Versailles was open to French subjects as well, as long as they were decently attired, although beggars always managed to get inside, too. Merchants and craftsmen had their stalls for selling their goods, and visitors could do their shopping as if at the most glamorous mall in the world. They could also watch the royal family dine and wander into the state rooms and go just about anywhere except the Queen’s room when she was bathing or dressing. They could watch the Queen and princesses in childbirth, though. The King and Queen and members of the royal family went about the crowds of Versailles with little practical protection, although all the gentlemen were armed with swords; only once in a century and a half did a madman try to assassinate the monarch, Louis XIV’s great grandson Louis XV. It seems the Kings and Queens of France never felt they had to be protected from their own people. How everything was to change….
Towards the beginning of the eighteenth century, th
e Sun King was running out of money, not because of Versailles, or even because of his many mistresses and their children, but because of the series of ruinous wars which sapped the country of its man power and resources.
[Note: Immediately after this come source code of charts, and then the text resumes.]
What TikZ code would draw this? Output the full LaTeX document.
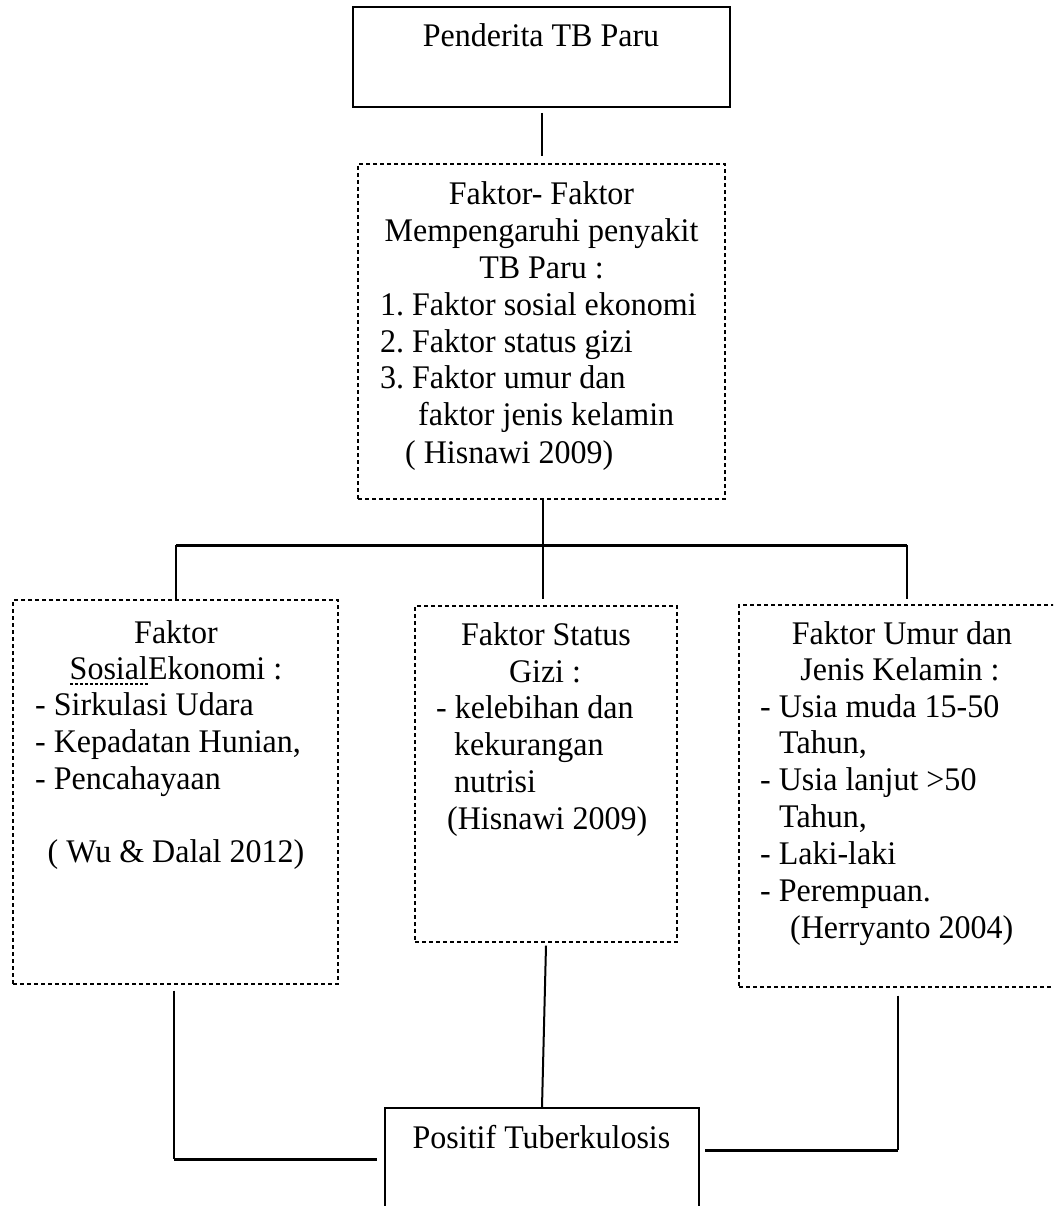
\documentclass[tikz,border=0pt]{standalone}
\usepackage{fontspec}
\setmainfont[FakeStretch=0.97]{Liberation Serif}
\frenchspacing
\begin{document}
\begin{tikzpicture}[x=1pt,y=-1pt,
  solidbox/.style={draw, line width=2pt, inner sep=0pt},
  dbox/.style={draw, line width=1.1pt, dash pattern=on 4pt off 3pt, inner sep=0pt},
  conn/.style={line width=2pt},
  busline/.style={line width=3pt},
  txt/.style={inner sep=0pt, font=\fontsize{33}{36.7}\selectfont},
  ctxt/.style={txt, anchor=base},
  ltxt/.style={txt, anchor=base west}]
\useasboundingbox (0,0) rectangle (1053,1206);
\clip (0,0) rectangle (1053,1206);

% boxes
\node[solidbox, minimum width=377pt, minimum height=100pt] (b1) at (541.5,57) {};
\node[dbox, minimum width=367pt, minimum height=335pt] (b2) at (541.5,331.5) {};
\node[dbox, minimum width=325pt, minimum height=384pt] (b3) at (175.5,792) {};
\node[dbox, minimum width=262pt, minimum height=336pt] (b4) at (546,774) {};
\node[dbox, minimum width=324pt, minimum height=382pt] (b5) at (901,796) {};
\node[solidbox, minimum width=314pt, minimum height=140pt] (b6) at (542,1178) {};

% texts
\node[ctxt] (t1) at (541,47) {Penderita TB Paru};

\node[ctxt] (t2a) at (541.5,205) {Faktor- Faktor};
\node[ctxt] (t2b) at (541.5,242) {Mempengaruhi penyakit};
\node[ctxt] (t2c) at (541.5,278) {TB Paru :};
\node[ltxt] (t2d) at (380,315) {1. Faktor sosial ekonomi};
\node[ltxt] (t2e) at (380,352) {2. Faktor status gizi};
\node[ltxt] (t2f) at (380,388) {3. Faktor umur dan};
\node[ltxt] (t2g) at (418,425) {faktor jenis kelamin};
\node[ltxt] (t2h) at (405,463) {( Hisnawi 2009)};

\node[ctxt] (t3a) at (176,643) {Faktor};
\node[ctxt] (t3b) at (176,679) {SosialEkonomi :};
\node[ltxt] (t3c) at (35,715) {- Sirkulasi Udara};
\node[ltxt] (t3d) at (35,752) {- Kepadatan Hunian,};
\node[ltxt] (t3e) at (35,789) {- Pencahayaan};
\node[ctxt] (t3f) at (176,862) {( Wu \& Dalal 2012)};
\draw[line width=1.2pt, dash pattern=on 3pt off 2pt] (70,684) -- (148,684);

\node[ctxt] (t4a) at (546,645) {Faktor Status};
\node[ctxt] (t4b) at (545,682) {Gizi :};
\node[ltxt] (t4c) at (436,718) {- kelebihan dan};
\node[ltxt] (t4d) at (454,755) {kekurangan};
\node[ltxt] (t4e) at (454,792) {nutrisi};
\node[ltxt] (t4f) at (447,829) {(Hisnawi 2009)};

\node[ctxt] (t5a) at (902,644) {Faktor Umur dan};
\node[ctxt] (t5b) at (900,680) {Jenis Kelamin :};
\node[ltxt] (t5c) at (760,717) {- Usia muda 15-50};
\node[ltxt] (t5d) at (779,753) {Tahun,};
\node[ltxt] (t5e) at (760,790) {- Usia lanjut >50};
\node[ltxt] (t5f) at (779,827) {Tahun,};
\node[ltxt] (t5g) at (760,864) {- Laki-laki};
\node[ltxt] (t5h) at (760,901) {- Perempuan.};
\node[ltxt] (t5i) at (790,938) {(Herryanto 2004)};

\node[ctxt] (t6) at (541.5,1148) {Positif Tuberkulosis};

% connectors
\draw[conn] ([yshift=-5pt]b1.south) -- ([yshift=7pt]b2.north);

\coordinate (busL) at (176,545);
\coordinate (busM) at (543,545);
\coordinate (busR) at (907,545);
\draw[conn] (b2.south -| busM) -- (busM) -- (busM |- b3.north);
\draw[busline] (busL) -- (busR);
\draw[conn] (busL) -- (b3.north -| busL);
\draw[conn] (busR) -- (busR |- b3.north);

\coordinate (cL) at (174,1159);
\coordinate (cR) at (898,1150);
\draw[conn] ([yshift=-6pt]b3.south -| cL) -- (cL);
\draw[busline] (cL) -- ([xshift=-7pt]b6.west |- cL);
\draw[conn] ([yshift=-3pt]b4.south) -- (b6.north);
\draw[conn] ([yshift=-8pt]b5.south -| cR) -- (cR);
\draw[busline] (cR) -- ([xshift=5pt]b6.east |- cR);
\end{tikzpicture}
\end{document}
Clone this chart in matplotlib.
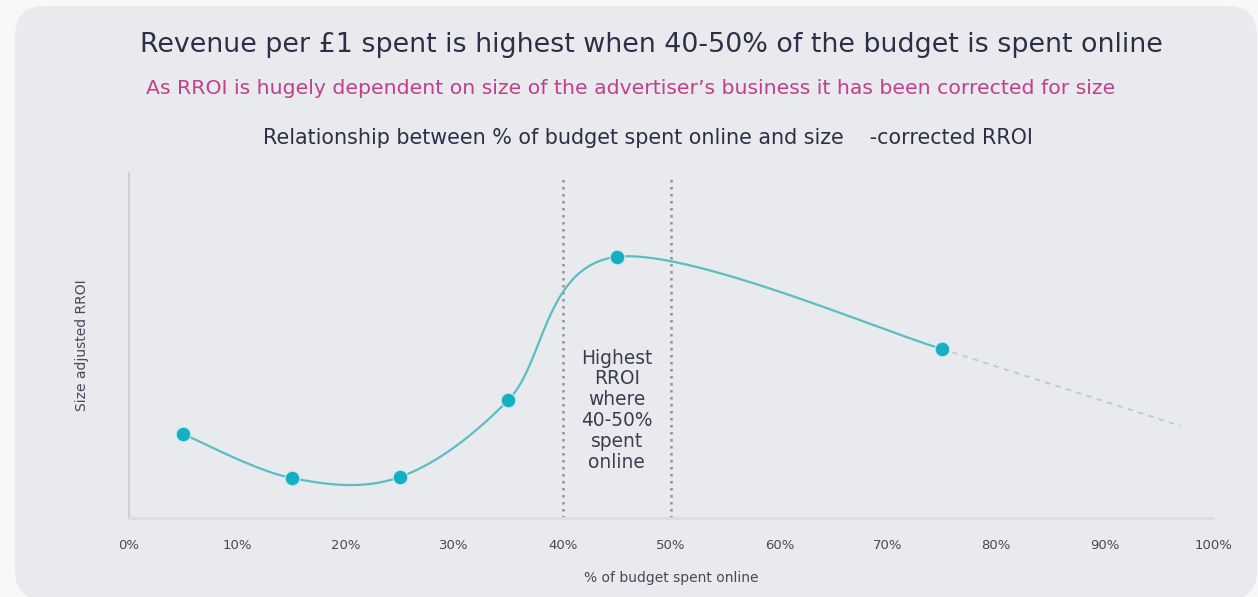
import matplotlib
matplotlib.use('Agg')
import matplotlib.pyplot as plt
from matplotlib.patches import FancyBboxPatch
import numpy as np

# Budget share spent online (%) and size adjusted RROI (relative units)
pct_online = [5, 15, 25, 35, 45, 75]
rroi = [24.3, 11.6, 11.9, 34.2, 75.7, 49.0]

# Projected continuation beyond the last observation
trend_x = [75, 97]
trend_y = [49.0, 26.7]

# Band with the highest RROI
band = [40, 50]

tick_vals = [0, 10, 20, 30, 40, 50, 60, 70, 80, 90, 100]
tick_labels = ['%d%%' % v for v in tick_vals]

title = 'Revenue per £1 spent is highest when 40-50% of the budget is spent online'
subtitle = 'As RROI is hugely dependent on size of the advertiser\u2019s business it has been corrected for size'
chart_title = 'Relationship between % of budget spent online and size    -corrected RROI'
note = 'Highest\nRROI\nwhere\n40-50%\nspent\nonline'

W, H = 1258, 597
plt.rcParams['font.family'] = ['DejaVu Sans']

dark = '#2e2f47'
teal = '#14afc2'
line_c = '#5cbcc4'
card_c = '#e9eaee'


def smooth(xs, ys, n=60):
    # Catmull-Rom style bezier through the points (like a spreadsheet "smoothed line")
    P = np.column_stack([xs, ys]).astype(float)
    T = np.zeros_like(P)
    T[1:-1] = (P[2:] - P[:-2]) / 2.0
    T[0] = (P[1] - P[0]) / 2.0
    T[-1] = (P[-1] - P[-2]) / 2.0
    out = []
    t = np.linspace(0, 1, n)[:, None]
    for i in range(len(P) - 1):
        c1 = P[i] + T[i] / 3.0
        c2 = P[i + 1] - T[i + 1] / 3.0
        seg = ((1 - t) ** 3) * P[i] + 3 * ((1 - t) ** 2) * t * c1 \
            + 3 * (1 - t) * t ** 2 * c2 + t ** 3 * P[i + 1]
        out.append(seg)
    out = np.vstack(out)
    return out[:, 0], out[:, 1]


fig = plt.figure(figsize=(W / 100, H / 100), dpi=100)
fig.patch.set_facecolor('#f8f8f9')

# rounded card behind everything
bg = fig.add_axes([0, 0, 1, 1])
bg.set_xlim(0, W)
bg.set_ylim(H, 0)
bg.axis('off')
card = FancyBboxPatch((15, 6), 1242, 594, boxstyle='round,pad=0,rounding_size=30',
                      facecolor=card_c, edgecolor='none')
bg.add_patch(card)

fig.text(651 / W, 1 - 45 / H, title, ha='center', va='center', fontsize=19.4,
         color=dark)
fig.text(631 / W, 1 - 88 / H, subtitle, ha='center', va='center', fontsize=14.7,
         color='#c23f8e')
fig.text(648 / W, 1 - 138 / H, chart_title, ha='center', va='center', fontsize=14.9,
         color=dark)

# main chart area: 0% at x=129px, 100% at x=1213px, baseline at y=518px
x0, x1 = 129, 1213
y0, y1 = 518, 173
ax = fig.add_axes([x0 / W, 1 - y0 / H, (x1 - x0) / W, (y0 - y1) / H])
ax.set_facecolor('none')
ax.set_xlim(0, 100)
ax.set_ylim(0, 100)

for s in ['top', 'right']:
    ax.spines[s].set_visible(False)
ax.spines['left'].set_color('#c9cacf')
ax.spines['bottom'].set_color('#dcdde1')
ax.spines['left'].set_linewidth(1.2)
ax.spines['bottom'].set_linewidth(2)
ax.set_yticks([])
ax.set_xticks(tick_vals)
ax.set_xticklabels(tick_labels, fontsize=9.5, color='#474859')
ax.tick_params(axis='x', length=0, pad=15)

for b in band:
    ax.plot([b, b], [0, 98.3], color='#8f909a', lw=1.8, ls=(0, (1, 1.8)), zorder=2)

sx, sy = smooth(pct_online, rroi)
ax.plot(sx, sy, color=line_c, lw=1.6, zorder=3, solid_capstyle='round')
ax.plot(trend_x, trend_y, color='#b9ccd2', lw=1.3, ls=(0, (3, 3)), zorder=3)
ax.plot(pct_online, rroi, 'o', ms=10.5, color=teal, mec='#c7e9ee', mew=0.8, zorder=4)

ax.text(45, 31.3, note, ha='center', va='center', fontsize=13.4, color='#3b3c50',
        linespacing=1.12)

ax.set_xlabel('% of budget spent online', fontsize=10, color='#474859', labelpad=14)
ax.set_ylabel('Size adjusted RROI', fontsize=10, color='#474859', labelpad=29)

plt.savefig('out.png', dpi=100, facecolor=fig.get_facecolor())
Furthermore he had revoked the Edict of Nantes, which had granted protection to the Huguenots, those French Protestants who made up the bulk of the middle class, forcing most of them to emigrate. The economy was thus weakened on several fronts. Louis XIV was therefore one of the worst of kings as well as one of the greatest. He was great because he made France the strongest, most influential country in Europe. His failure was that in achieving the heights of glory he was simultaneously sowing the seeds of disaster, an economic and political disaster of epic proportions which would, generations later, be left to two teenagers to try to manage. For by the time Antoinette arrived at Versailles, the plumbing was antiquated, and extensive renovations were required in order to make the château more habitable. The outlying village of Trianon had been cleared away and was part of the park of Versailles, with two small villas with exquisite gardens, called Grand Trianon and Petit Trianon. Many of the trees of the park had become overgrown, and would receive extensive pruning and chopping down under Louis XVI. And under Antoinette, there would once more be a village at Trianon.